## Short problem
Can you restate the lines of the entries below, word for word, from the first one through the line that includes "17, 19, 21];"?

## Extracted information
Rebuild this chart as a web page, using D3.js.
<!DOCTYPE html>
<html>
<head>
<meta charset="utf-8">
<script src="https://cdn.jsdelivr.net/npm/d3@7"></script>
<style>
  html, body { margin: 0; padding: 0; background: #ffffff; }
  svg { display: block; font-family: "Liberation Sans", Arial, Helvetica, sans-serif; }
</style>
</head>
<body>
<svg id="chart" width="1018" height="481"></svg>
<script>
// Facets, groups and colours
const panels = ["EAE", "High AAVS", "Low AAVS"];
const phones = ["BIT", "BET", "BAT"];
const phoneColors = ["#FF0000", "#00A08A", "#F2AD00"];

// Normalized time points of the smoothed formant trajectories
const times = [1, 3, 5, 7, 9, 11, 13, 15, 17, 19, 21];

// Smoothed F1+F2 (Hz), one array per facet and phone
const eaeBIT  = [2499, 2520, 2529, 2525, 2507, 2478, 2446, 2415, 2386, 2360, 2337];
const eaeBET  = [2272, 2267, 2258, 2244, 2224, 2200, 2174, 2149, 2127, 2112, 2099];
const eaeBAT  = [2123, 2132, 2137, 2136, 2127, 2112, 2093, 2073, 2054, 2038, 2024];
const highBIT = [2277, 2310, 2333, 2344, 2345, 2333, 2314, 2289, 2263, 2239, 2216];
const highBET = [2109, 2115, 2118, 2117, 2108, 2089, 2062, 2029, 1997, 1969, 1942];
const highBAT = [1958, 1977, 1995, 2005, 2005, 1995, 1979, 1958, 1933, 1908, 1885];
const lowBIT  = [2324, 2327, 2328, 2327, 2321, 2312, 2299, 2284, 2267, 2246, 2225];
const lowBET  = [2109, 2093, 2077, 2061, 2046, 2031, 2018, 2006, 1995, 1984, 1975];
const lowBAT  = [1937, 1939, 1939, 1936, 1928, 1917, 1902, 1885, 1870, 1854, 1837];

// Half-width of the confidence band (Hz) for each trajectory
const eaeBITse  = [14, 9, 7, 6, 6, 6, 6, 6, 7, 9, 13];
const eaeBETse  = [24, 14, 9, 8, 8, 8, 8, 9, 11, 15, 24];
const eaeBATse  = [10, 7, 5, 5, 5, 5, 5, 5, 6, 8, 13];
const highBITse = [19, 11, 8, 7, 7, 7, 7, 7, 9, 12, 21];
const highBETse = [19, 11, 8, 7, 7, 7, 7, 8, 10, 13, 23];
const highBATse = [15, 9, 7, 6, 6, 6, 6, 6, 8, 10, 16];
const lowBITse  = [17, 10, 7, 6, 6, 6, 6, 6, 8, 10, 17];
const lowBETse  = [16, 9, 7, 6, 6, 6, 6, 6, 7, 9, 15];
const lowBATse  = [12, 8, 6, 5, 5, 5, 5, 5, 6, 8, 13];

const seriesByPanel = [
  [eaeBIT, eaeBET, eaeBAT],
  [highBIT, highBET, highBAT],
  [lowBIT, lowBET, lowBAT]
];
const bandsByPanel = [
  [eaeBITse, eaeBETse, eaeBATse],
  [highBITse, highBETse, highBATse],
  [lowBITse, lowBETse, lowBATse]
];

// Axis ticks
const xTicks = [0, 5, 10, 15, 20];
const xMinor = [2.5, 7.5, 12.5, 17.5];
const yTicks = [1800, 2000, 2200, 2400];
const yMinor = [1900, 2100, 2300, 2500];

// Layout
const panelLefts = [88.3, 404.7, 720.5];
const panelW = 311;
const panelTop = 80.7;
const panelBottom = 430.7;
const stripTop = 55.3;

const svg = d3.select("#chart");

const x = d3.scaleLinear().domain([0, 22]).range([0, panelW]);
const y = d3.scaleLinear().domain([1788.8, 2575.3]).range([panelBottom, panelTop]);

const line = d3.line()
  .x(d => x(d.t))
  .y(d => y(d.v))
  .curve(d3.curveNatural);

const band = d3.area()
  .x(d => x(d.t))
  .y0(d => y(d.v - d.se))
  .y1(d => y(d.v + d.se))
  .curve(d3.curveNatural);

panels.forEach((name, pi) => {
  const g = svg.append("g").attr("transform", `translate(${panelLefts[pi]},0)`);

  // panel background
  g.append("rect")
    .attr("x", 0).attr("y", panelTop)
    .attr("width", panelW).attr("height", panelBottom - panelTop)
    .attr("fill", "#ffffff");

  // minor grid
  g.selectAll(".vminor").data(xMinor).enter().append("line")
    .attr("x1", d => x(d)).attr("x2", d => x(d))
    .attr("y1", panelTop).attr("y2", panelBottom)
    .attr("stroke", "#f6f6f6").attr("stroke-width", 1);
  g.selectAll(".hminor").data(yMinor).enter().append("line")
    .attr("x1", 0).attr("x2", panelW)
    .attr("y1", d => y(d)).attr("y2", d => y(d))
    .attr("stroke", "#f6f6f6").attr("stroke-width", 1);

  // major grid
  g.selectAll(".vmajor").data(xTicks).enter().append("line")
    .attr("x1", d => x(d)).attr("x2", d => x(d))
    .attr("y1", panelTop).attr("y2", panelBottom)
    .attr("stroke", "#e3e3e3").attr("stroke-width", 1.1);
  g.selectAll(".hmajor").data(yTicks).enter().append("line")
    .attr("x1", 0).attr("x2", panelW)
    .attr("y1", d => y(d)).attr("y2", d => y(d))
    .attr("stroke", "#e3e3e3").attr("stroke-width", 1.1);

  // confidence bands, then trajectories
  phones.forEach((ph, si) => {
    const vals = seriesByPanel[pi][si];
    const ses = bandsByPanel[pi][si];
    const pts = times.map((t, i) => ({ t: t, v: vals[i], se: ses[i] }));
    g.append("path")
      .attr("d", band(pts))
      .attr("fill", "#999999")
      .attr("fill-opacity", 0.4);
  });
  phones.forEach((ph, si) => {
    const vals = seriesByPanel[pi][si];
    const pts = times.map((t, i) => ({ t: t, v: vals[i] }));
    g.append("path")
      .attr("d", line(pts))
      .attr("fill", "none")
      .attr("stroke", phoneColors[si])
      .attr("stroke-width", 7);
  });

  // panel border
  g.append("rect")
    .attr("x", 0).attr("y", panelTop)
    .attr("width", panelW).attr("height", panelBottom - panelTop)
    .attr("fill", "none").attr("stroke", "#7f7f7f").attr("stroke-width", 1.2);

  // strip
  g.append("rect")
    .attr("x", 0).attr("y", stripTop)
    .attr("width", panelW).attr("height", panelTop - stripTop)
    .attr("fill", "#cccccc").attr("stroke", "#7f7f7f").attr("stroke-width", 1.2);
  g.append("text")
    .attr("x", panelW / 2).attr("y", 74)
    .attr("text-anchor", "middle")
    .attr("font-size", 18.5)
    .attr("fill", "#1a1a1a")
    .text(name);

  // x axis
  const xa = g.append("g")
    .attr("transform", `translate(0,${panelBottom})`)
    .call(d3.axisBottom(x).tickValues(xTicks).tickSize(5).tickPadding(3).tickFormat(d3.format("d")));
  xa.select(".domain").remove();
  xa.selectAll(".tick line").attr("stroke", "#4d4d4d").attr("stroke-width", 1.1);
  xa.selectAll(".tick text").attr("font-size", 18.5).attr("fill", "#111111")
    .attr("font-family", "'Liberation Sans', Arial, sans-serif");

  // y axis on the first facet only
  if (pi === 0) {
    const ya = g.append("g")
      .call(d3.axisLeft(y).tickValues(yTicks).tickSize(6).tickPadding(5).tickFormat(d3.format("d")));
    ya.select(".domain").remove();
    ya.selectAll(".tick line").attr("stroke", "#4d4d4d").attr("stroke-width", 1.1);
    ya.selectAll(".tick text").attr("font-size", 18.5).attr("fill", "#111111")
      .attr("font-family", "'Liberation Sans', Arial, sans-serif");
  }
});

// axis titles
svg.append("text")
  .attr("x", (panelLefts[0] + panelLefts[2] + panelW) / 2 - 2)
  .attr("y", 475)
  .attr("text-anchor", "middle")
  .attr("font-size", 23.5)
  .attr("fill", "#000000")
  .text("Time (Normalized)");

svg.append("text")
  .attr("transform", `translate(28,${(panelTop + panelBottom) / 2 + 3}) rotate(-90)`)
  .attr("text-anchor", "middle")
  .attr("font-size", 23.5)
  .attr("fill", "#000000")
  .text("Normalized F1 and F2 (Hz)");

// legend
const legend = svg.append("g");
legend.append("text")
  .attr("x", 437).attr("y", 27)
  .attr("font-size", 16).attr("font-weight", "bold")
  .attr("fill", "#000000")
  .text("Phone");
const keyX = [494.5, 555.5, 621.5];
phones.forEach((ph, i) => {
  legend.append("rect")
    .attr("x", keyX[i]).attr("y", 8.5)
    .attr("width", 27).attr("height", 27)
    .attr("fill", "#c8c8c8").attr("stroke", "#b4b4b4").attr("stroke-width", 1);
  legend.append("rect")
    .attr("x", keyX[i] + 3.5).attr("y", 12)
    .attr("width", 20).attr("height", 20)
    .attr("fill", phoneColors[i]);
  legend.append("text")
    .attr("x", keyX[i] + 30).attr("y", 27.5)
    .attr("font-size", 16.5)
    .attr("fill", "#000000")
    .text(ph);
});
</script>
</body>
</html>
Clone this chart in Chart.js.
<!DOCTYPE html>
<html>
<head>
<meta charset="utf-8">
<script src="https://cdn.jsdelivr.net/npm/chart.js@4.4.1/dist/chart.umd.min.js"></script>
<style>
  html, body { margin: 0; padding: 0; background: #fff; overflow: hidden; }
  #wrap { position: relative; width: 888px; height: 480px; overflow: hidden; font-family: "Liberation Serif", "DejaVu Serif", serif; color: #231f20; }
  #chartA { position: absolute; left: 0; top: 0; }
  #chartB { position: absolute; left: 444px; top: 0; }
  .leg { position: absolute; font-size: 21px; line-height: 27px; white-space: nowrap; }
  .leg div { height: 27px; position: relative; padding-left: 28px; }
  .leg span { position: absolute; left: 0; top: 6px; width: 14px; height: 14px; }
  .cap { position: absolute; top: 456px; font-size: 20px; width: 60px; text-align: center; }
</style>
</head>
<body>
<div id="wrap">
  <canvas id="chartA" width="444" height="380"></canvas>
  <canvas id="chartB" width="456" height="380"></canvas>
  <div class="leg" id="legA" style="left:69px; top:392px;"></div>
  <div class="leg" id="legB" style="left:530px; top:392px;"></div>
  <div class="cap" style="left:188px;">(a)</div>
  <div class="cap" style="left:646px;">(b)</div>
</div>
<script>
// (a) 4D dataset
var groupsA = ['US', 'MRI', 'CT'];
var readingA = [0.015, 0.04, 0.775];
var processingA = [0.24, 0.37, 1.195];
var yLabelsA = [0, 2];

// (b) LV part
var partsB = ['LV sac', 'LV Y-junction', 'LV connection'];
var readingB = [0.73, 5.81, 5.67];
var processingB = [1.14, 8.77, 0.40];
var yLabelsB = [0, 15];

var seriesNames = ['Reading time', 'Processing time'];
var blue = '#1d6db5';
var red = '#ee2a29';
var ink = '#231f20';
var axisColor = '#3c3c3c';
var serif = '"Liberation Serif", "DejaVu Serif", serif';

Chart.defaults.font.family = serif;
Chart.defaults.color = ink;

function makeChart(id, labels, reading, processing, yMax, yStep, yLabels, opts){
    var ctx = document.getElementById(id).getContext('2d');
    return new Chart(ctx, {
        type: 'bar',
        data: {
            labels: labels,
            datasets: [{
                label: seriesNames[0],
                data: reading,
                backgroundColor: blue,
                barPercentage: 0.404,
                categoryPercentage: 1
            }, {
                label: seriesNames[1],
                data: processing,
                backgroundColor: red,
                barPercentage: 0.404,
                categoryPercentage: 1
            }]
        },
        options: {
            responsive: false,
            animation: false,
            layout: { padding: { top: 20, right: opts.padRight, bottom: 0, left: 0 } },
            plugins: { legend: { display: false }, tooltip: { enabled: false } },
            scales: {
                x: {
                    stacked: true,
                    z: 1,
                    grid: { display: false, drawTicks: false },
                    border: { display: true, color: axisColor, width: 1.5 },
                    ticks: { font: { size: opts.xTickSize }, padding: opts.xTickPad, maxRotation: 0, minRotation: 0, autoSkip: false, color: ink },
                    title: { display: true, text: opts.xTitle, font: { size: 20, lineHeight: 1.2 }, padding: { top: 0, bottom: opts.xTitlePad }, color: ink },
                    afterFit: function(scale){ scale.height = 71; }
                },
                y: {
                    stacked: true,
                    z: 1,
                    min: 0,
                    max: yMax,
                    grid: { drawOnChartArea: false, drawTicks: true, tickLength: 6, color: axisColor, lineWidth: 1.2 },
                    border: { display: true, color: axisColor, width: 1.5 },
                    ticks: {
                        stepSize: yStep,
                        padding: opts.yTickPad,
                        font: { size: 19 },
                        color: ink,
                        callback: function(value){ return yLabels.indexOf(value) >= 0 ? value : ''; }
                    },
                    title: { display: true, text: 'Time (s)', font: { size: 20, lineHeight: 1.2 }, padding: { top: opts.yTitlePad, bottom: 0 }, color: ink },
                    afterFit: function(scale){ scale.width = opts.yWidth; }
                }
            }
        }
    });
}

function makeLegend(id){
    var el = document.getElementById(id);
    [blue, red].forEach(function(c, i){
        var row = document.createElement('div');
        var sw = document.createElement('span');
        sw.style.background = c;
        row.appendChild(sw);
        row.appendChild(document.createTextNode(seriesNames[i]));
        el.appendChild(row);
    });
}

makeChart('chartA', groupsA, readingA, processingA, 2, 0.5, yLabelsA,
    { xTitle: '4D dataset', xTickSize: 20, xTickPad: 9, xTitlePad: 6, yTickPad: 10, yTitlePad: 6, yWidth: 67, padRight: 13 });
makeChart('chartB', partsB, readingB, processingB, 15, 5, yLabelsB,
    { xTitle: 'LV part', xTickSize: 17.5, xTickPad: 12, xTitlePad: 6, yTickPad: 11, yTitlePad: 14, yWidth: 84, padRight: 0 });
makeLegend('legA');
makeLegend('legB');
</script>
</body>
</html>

## Exercise answer
Rebuild this chart as a web page, using D3.js.
<!DOCTYPE html>
<html>
<head>
<meta charset="utf-8">
<script src="https://cdn.jsdelivr.net/npm/d3@7"></script>
<style>
  html, body { margin: 0; padding: 0; background: #ffffff; }
  svg { display: block; font-family: "Liberation Sans", Arial, Helvetica, sans-serif; }
</style>
</head>
<body>
<svg id="chart" width="1018" height="481"></svg>
<script>
// Facets, groups and colours
const panels = ["EAE", "High AAVS", "Low AAVS"];
const phones = ["BIT", "BET", "BAT"];
const phoneColors = ["#FF0000", "#00A08A", "#F2AD00"];

// Normalized time points of the smoothed formant trajectories
const times = [1, 3, 5, 7, 9, 11, 13, 15, 17, 19, 21];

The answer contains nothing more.